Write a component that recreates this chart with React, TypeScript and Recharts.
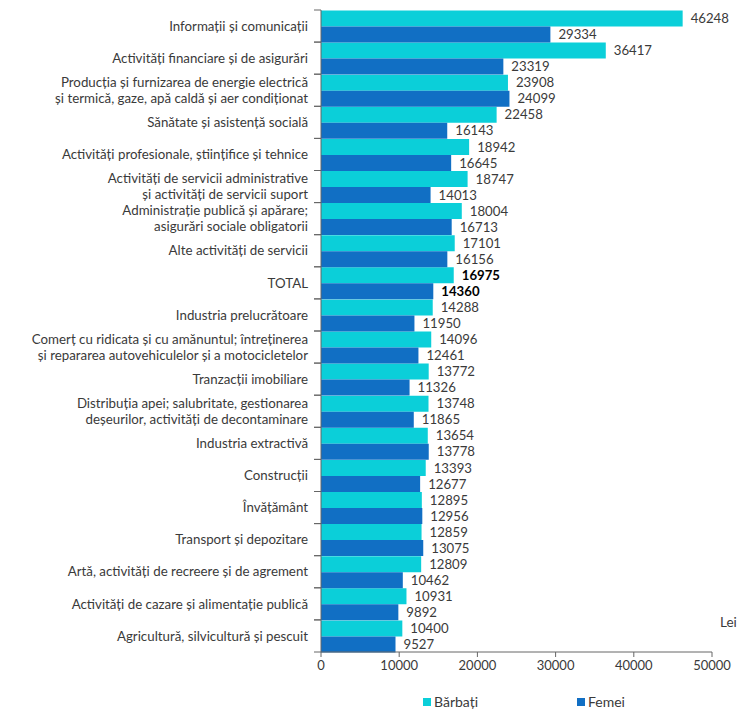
import { BarChart, Bar, XAxis, YAxis, Legend, LabelList, Label } from "recharts";

const categories = [
  "Informații și comunicații",
  "Activități financiare și de asigurări",
  "Producția și furnizarea de energie electrică\nși termică, gaze, apă caldă și aer condiționat",
  "Sănătate și asistență socială",
  "Activități profesionale, științifice și tehnice",
  "Activități de servicii administrative\nși activități de servicii suport",
  "Administrație publică și apărare;\nasigurări sociale obligatorii",
  "Alte activități de servicii",
  "TOTAL",
  "Industria prelucrătoare",
  "Comerț cu ridicata și cu amănuntul; întreținerea\nși repararea autovehiculelor și a motocicletelor",
  "Tranzacții imobiliare",
  "Distribuția apei; salubritate, gestionarea\ndeșeurilor, activități de decontaminare",
  "Industria extractivă",
  "Construcții",
  "Învățământ",
  "Transport și depozitare",
  "Artă, activități de recreere și de agrement",
  "Activități de cazare și alimentație publică",
  "Agricultură, silvicultură și pescuit",
];

const barbati = [
  46248, 36417, 23908, 22458, 18942, 18747, 18004, 17101, 16975, 14288,
  14096, 13772, 13748, 13654, 13393, 12895, 12859, 12809, 10931, 10400,
];

const femei = [
  29334, 23319, 24099, 16143, 16645, 14013, 16713, 16156, 14360, 11950,
  12461, 11326, 11865, 13778, 12677, 12956, 13075, 10462, 9892, 9527,
];

const xTicks = [0, 10000, 20000, 30000, 40000, 50000];

const data = categories.map((name, i) => ({
  name,
  barbati: barbati[i],
  femei: femei[i],
}));

const CYAN = "#0bcfd9";
const BLUE = "#116fc4";
const TEXT = "#3a3a3a";
const AXIS = "#666";
const FONT = "Lato, 'Open Sans', sans-serif";
const BAND = 642 / categories.length;

function CategoryTick(props: any) {
  const { x, y, payload } = props;
  const lines = String(payload.value).split("\n");
  const lh = 16;
  const start = y - ((lines.length - 1) * lh) / 2;
  return (
    <g>
      <line x1={x + 6} x2={x + 13} y1={y - BAND / 2} y2={y - BAND / 2} stroke={AXIS} />
      <line x1={x + 6} x2={x + 13} y1={y + BAND / 2} y2={y + BAND / 2} stroke={AXIS} />
      <text textAnchor="end" fill={TEXT} fontSize={13.3} fontFamily={FONT}>
        {lines.map((l, i) => (
          <tspan key={i} x={x} y={start + i * lh} dy="0.35em">
            {l}
          </tspan>
        ))}
      </text>
    </g>
  );
}

function ValueLabel(props: any) {
  const { x, y, width, height, value, index } = props;
  const bold = categories[index] === "TOTAL";
  return (
    <text
      x={x + width + 8}
      y={y + height / 2}
      dy="0.35em"
      fill={bold ? "#000" : TEXT}
      fontWeight={bold ? 700 : 400}
      fontSize={13.2}
      fontFamily={FONT}
    >
      {value}
    </text>
  );
}

function LegendContent(props: any) {
  const items = props.payload || [];
  return (
    <div style={{ position: "relative", width: 753, height: 36, fontFamily: FONT, fontSize: 14, color: TEXT }}>
      {items.map((it: any, i: number) => (
        <div
          key={i}
          style={{
            position: "absolute",
            left: i === 0 ? 423 : 577,
            top: 11,
            display: "flex",
            alignItems: "center",
          }}
        >
          <span style={{ width: 8, height: 8, background: it.color, display: "inline-block", marginRight: 3 }} />
          <span>{it.value}</span>
        </div>
      ))}
    </div>
  );
}

export default function App() {
  return (
    <div style={{ position: "absolute", left: 0, top: 0, width: 753, height: 718, background: "#fff" }}>
      <BarChart
        width={753}
        height={718}
        data={data}
        layout="vertical"
        margin={{ top: 10, right: 41, bottom: 0, left: 0 }}
        barCategoryGap={0.5}
        barGap={0}
      >
        <XAxis
          type="number"
          domain={[0, 50000]}
          ticks={xTicks}
          height={30}
          stroke={AXIS}
          tickSize={5}
          tickMargin={4}
          tick={{ fill: TEXT, fontSize: 13, fontFamily: FONT }}
        >
          <Label
            content={(p: any) => (
              <text
                x={p.viewBox.x + p.viewBox.width + 8}
                y={p.viewBox.y - 30}
                dy="0.35em"
                fill={TEXT}
                fontSize={13.5}
                fontFamily={FONT}
              >
                Lei
              </text>
            )}
          />
        </XAxis>
        <YAxis
          type="category"
          dataKey="name"
          width={321}
          stroke={AXIS}
          tickLine={false}
          tickMargin={0}
          tickSize={13}
          interval={0}
          tick={<CategoryTick />}
        />
        <Legend
          verticalAlign="bottom"
          wrapperStyle={{ height: 36, left: 0, width: 753 }}
          content={<LegendContent />}
        />
        <Bar dataKey="barbati" name="Bărbați" fill={CYAN} isAnimationActive={false}>
          <LabelList dataKey="barbati" content={<ValueLabel />} />
        </Bar>
        <Bar dataKey="femei" name="Femei" fill={BLUE} isAnimationActive={false}>
          <LabelList dataKey="femei" content={<ValueLabel />} />
        </Bar>
      </BarChart>
    </div>
  );
}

What to do: Without the pictures, write out the whole listing above exactly as it appears.

Answer for this exercise:
Write a component that recreates this chart with React, TypeScript and Recharts.
import { BarChart, Bar, XAxis, YAxis, Legend, LabelList, Label } from "recharts";

const categories = [
  "Informații și comunicații",
  "Activități financiare și de asigurări",
  "Producția și furnizarea de energie electrică\nși termică, gaze, apă caldă și aer condiționat",
  "Sănătate și asistență socială",
  "Activități profesionale, științifice și tehnice",
  "Activități de servicii administrative\nși activități de servicii suport",
  "Administrație publică și apărare;\nasigurări sociale obligatorii",
  "Alte activități de servicii",
  "TOTAL",
  "Industria prelucrătoare",
  "Comerț cu ridicata și cu amănuntul; întreținerea\nși repararea autovehiculelor și a motocicletelor",
  "Tranzacții imobiliare",
  "Distribuția apei; salubritate, gestionarea\ndeșeurilor, activități de decontaminare",
  "Industria extractivă",
  "Construcții",
  "Învățământ",
  "Transport și depozitare",
  "Artă, activități de recreere și de agrement",
  "Activități de cazare și alimentație publică",
  "Agricultură, silvicultură și pescuit",
];

const barbati = [
  46248, 36417, 23908, 22458, 18942, 18747, 18004, 17101, 16975, 14288,
  14096, 13772, 13748, 13654, 13393, 12895, 12859, 12809, 10931, 10400,
];

const femei = [
  29334, 23319, 24099, 16143, 16645, 14013, 16713, 16156, 14360, 11950,
  12461, 11326, 11865, 13778, 12677, 12956, 13075, 10462, 9892, 9527,
];

const xTicks = [0, 10000, 20000, 30000, 40000, 50000];

const data = categories.map((name, i) => ({
  name,
  barbati: barbati[i],
  femei: femei[i],
}));

const CYAN = "#0bcfd9";
const BLUE = "#116fc4";
const TEXT = "#3a3a3a";
const AXIS = "#666";
const FONT = "Lato, 'Open Sans', sans-serif";
const BAND = 642 / categories.length;

function CategoryTick(props: any) {
  const { x, y, payload } = props;
  const lines = String(payload.value).split("\n");
  const lh = 16;
  const start = y - ((lines.length - 1) * lh) / 2;
  return (
    <g>
      <line x1={x + 6} x2={x + 13} y1={y - BAND / 2} y2={y - BAND / 2} stroke={AXIS} />
      <line x1={x + 6} x2={x + 13} y1={y + BAND / 2} y2={y + BAND / 2} stroke={AXIS} />
      <text textAnchor="end" fill={TEXT} fontSize={13.3} fontFamily={FONT}>
        {lines.map((l, i) => (
          <tspan key={i} x={x} y={start + i * lh} dy="0.35em">
            {l}
          </tspan>
        ))}
      </text>
    </g>
  );
}

function ValueLabel(props: any) {
  const { x, y, width, height, value, index } = props;
  const bold = categories[index] === "TOTAL";
  return (
    <text
      x={x + width + 8}
      y={y + height / 2}
      dy="0.35em"
      fill={bold ? "#000" : TEXT}
      fontWeight={bold ? 700 : 400}
      fontSize={13.2}
      fontFamily={FONT}
    >
      {value}
    </text>
  );
}

function LegendContent(props: any) {
  const items = props.payload || [];
  return (
    <div style={{ position: "relative", width: 753, height: 36, fontFamily: FONT, fontSize: 14, color: TEXT }}>
      {items.map((it: any, i: number) => (
        <div
          key={i}
          style={{
            position: "absolute",
            left: i === 0 ? 423 : 577,
            top: 11,
            display: "flex",
            alignItems: "center",
          }}
        >
          <span style={{ width: 8, height: 8, background: it.color, display: "inline-block", marginRight: 3 }} />
          <span>{it.value}</span>
        </div>
      ))}
    </div>
  );
}

export default function App() {
  return (
    <div style={{ position: "absolute", left: 0, top: 0, width: 753, height: 718, background: "#fff" }}>
      <BarChart
        width={753}
        height={718}
        data={data}
        layout="vertical"
        margin={{ top: 10, right: 41, bottom: 0, left: 0 }}
        barCategoryGap={0.5}
        barGap={0}
      >
        <XAxis
          type="number"
          domain={[0, 50000]}
          ticks={xTicks}
          height={30}
          stroke={AXIS}
          tickSize={5}
          tickMargin={4}
          tick={{ fill: TEXT, fontSize: 13, fontFamily: FONT }}
        >
          <Label
            content={(p: any) => (
              <text
                x={p.viewBox.x + p.viewBox.width + 8}
                y={p.viewBox.y - 30}
                dy="0.35em"
                fill={TEXT}
                fontSize={13.5}
                fontFamily={FONT}
              >
                Lei
              </text>
            )}
          />
        </XAxis>
        <YAxis
          type="category"
          dataKey="name"
          width={321}
          stroke={AXIS}
          tickLine={false}
          tickMargin={0}
          tickSize={13}
          interval={0}
          tick={<CategoryTick />}
        />
        <Legend
          verticalAlign="bottom"
          wrapperStyle={{ height: 36, left: 0, width: 753 }}
          content={<LegendContent />}
        />
        <Bar dataKey="barbati" name="Bărbați" fill={CYAN} isAnimationActive={false}>
          <LabelList dataKey="barbati" content={<ValueLabel />} />
        </Bar>
        <Bar dataKey="femei" name="Femei" fill={BLUE} isAnimationActive={false}>
          <LabelList dataKey="femei" content={<ValueLabel />} />
        </Bar>
      </BarChart>
    </div>
  );
}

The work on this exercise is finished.